I knew never to make empty threats or give too many warnings. I knew constancy was crucial. I knew I could handle playing the bad guy for the greater good. I knew nothing.
Sure, I could blame the newness of my stepmother role or any number of circumstances, but I don't think anything prepares you for the first time a child you're responsible for does something truly awful and you have to punish them.
I remember Isaac's nasty words and defiant behavior vaguely, but I vividly remember Mike voice booming from behind me. I remember the punishment being handed down and having to stand beside Mike presenting a united front when all I wanted to do was cry. I completely agreed the behavior was awful and the punishment fit, but I wasn't ready for this responsibility or the kind of "poker face" parenting consistently requires.
It was too much reality. I remember turning to Mike after Isaac left the room and watching his expression change to one of concern for me. I broke down in sobs unable to articulate what it was exactly that had freaked me out so completely.

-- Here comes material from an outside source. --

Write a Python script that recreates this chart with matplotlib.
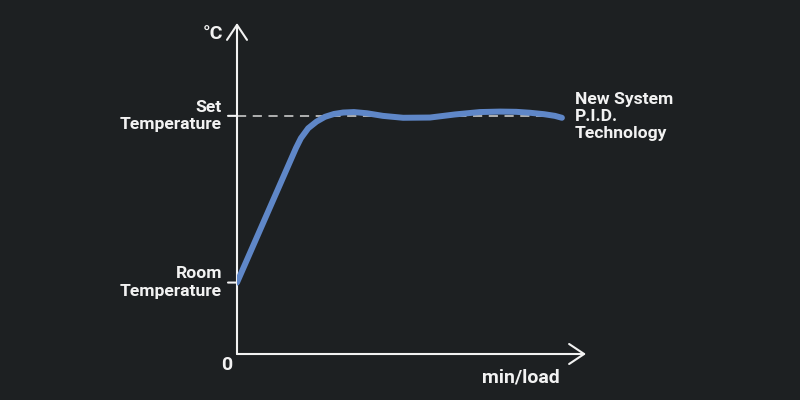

Again, not being sure of my "place" was part of the emotion, but I think more of it had to do with suddenly having to be in the role of the disciplinarian not just for a few hours but forever. It's a big responsibility and not to harp on this but it made me feel old. Not just old, but of a different generation than I ever associated with before. Displaced in time suddenly and tied down in a way I'd never experienced before.

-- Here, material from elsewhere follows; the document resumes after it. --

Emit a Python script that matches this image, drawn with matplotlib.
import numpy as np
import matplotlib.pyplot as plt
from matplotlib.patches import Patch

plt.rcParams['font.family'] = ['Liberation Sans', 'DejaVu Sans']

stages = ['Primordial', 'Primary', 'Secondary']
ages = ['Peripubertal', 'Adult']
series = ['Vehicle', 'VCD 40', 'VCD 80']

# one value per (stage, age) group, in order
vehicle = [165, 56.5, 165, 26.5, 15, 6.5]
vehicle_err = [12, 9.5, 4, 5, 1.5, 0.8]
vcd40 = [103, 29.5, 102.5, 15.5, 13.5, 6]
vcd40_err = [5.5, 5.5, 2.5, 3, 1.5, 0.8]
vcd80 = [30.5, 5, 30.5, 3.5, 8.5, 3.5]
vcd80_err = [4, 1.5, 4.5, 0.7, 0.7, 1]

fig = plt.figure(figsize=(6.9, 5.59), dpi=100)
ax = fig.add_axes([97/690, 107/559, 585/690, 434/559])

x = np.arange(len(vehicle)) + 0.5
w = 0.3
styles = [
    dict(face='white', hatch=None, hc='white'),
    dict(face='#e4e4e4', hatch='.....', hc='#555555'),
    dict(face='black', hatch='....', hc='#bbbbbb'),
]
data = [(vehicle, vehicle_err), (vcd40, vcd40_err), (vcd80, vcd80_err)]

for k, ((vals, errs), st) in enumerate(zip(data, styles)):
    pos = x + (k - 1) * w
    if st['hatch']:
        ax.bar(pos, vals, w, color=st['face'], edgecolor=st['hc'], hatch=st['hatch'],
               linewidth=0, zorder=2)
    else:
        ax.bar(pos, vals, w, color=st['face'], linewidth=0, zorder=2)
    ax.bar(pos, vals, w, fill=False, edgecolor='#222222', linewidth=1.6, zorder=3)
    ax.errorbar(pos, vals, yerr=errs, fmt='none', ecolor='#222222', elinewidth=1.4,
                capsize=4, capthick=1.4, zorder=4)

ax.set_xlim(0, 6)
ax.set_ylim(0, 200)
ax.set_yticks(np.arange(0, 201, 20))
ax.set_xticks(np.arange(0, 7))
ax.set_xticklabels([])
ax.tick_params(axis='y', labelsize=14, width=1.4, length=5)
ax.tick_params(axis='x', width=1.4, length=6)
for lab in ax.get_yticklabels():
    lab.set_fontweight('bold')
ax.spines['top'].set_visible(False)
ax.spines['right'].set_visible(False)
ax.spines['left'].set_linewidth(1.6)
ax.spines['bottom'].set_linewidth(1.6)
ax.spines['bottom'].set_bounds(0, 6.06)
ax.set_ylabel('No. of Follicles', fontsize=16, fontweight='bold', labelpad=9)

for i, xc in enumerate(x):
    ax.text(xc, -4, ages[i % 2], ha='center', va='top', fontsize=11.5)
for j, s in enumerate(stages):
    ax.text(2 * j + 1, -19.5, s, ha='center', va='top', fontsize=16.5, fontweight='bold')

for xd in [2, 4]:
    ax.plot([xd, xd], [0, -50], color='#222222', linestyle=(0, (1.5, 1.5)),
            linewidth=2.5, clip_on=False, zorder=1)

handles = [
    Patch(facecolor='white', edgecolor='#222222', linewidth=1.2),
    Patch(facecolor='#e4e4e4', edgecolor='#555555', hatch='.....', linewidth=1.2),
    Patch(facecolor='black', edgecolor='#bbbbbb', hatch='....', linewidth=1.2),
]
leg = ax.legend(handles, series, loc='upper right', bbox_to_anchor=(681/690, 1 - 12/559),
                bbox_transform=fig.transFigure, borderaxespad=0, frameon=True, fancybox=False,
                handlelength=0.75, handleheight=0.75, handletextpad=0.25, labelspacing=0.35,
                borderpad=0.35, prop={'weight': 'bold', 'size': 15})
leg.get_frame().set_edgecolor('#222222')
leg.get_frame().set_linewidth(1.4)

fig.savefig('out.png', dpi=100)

These days it's just part of the day to day around here, but not by any means the easy part. After some observation of how things were run before me and some acclamation to being an alien in "their" household I found my way. It's funny because that's exactly what the rules are about keeping them safe, happy and healthy to find their way in the world.
I have to say starting from the beginning is simultaneously easier and far more confusing. One minute everything Riley did no matter how inconvenient, repulsive, annoying or frustrating was ultimately humorous. Mainly because she had no idea what she was doing and therefore didn't know how annoying it was. The other factor were all those new mom infatuation chemicals that ensure you keep and care for your demanding, non-sleeping newborn rather than leave them in a stranger's cart at the grocery store and go home to bed.
Mike, always a ray of sunshine, used to tell me often to "just wait until she does stuff to annoy you on purpose." Well, some time around 12mo that time arrived. She's so little that sometimes I can't tell whether her offenses are intentional or accidents and bad timing. The world is a confusing place for a toddler sometimes it's encouraged that you climb, scream, make a mess and sometimes it's not.
I do my best to see the world through her eyes and exercise as much patience as a given day allows. In the end it's my job to keep her happy, healthy and safe. That's always the bottom line. So if she accidentally rips a book I'll be understanding, but if she tries to make a grab for the scissors I have to intervene. If I can reason with her I try for example “Riley don't touch, hot!” On a good day that's the end of it, but if she persists it's time out time.
I'm lucky my toddler is really impacted by how her behavior makes mommy and daddy feel. My 8yr old on the other hand seems harder and harder to reach every day.He tends to not only do completely annoying things that require punishment he waits to do them until it will effect the most people possible. Out in public, while his sister's having a good time and behaving and above all the Friday before a long weekend (or any kid friendly event we've planned our lives around taking him to). I can take away his TV, computer, Legos or dessert, but sometimes nothing seems to have an impact.
Isaac has a marble jar now. I give him a marble goal at the beginning of the week. If he completes his responsibilities list, behaves at school and is generally helpful and pleasant he earns marbles. If he makes bad choices he loses them. If he falls short of his goal there's always a fresh start next week. If he meets or surpasses his goal he gets a reward.
I like the tangibility of it, but it waxes and wanes in effectiveness. When he gets in trouble he tends to wash his hands of trying at all. It can be quite a challenge to rally him. Some days I'm just too tired to engage in a battle of wills.
In general this job has long hours, unreliable pay, no vacations and crushing responsibility.